Shares of L3 Technologies (LLL) climbed 10.7% in May, according to data provided by S&P Global Market Intelligence, on the back of strong earnings and growing investor enthusiasm about the company's pending merger that would create a new defense industry powerhouse.
L3 is in the process of being acquired by Harris (LHX -1.85%) in an all-stock deal that would create a $40-billion-market-cap defense electronics company. It started the month by reporting first-quarter earnings of $2.89 per share on revenue of $2.7 billion, easily surpassing consensus estimates for $2.49 per share in earnings on sales of $2.52 billion.
The company also raised its outlook for the year, projecting full-year 2019 revenue of $10.9 billion from $10.75 billion previously and above the consensus $10.78 billion view.
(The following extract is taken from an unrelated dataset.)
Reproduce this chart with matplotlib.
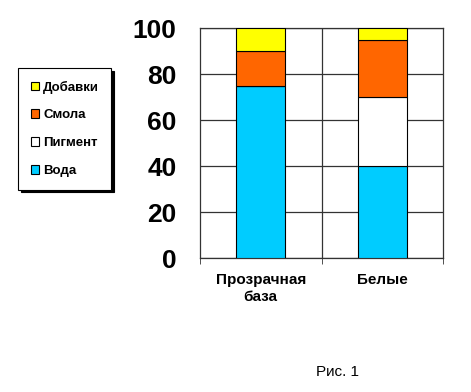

The forecast for net cash flow from operations was also raised to $1.285 billion from $1.275 billion.
The quarter led a number of analysts to raise their price targets on L3 shares. Credit Suisse's Robert Spingarn raised his target to $258 from $232, saying L3 "came out swinging" in what was likely its last quarter as an independent. SunTrust's Michael Ciarmoli raised his target to $265 from $228 due to the company's "robust" orders and because of the "powerful combination" with Harris.
Harris also received a couple of price target boosts in May, which could have a favorable impact on L3 shares because the deal is a stock swap. Shares of Harris traded up 11.1% for the month.
L3 and Harris are both doing well on their own. When they combine later this year, they will have the ability to increase the business they do directly with the Pentagon instead of serving as a subcontractor, likely leading to higher margins over time. Harris's focus on battlefield management, aircraft communications, and classified work should blend well with L3's manufacture of sensors and advanced electronics.
Mergers inherently come with risk, but analysts have good reason to be excited about the potential for this combination. If the companies can work the integration as planned, shares of the new entity should have more room to run.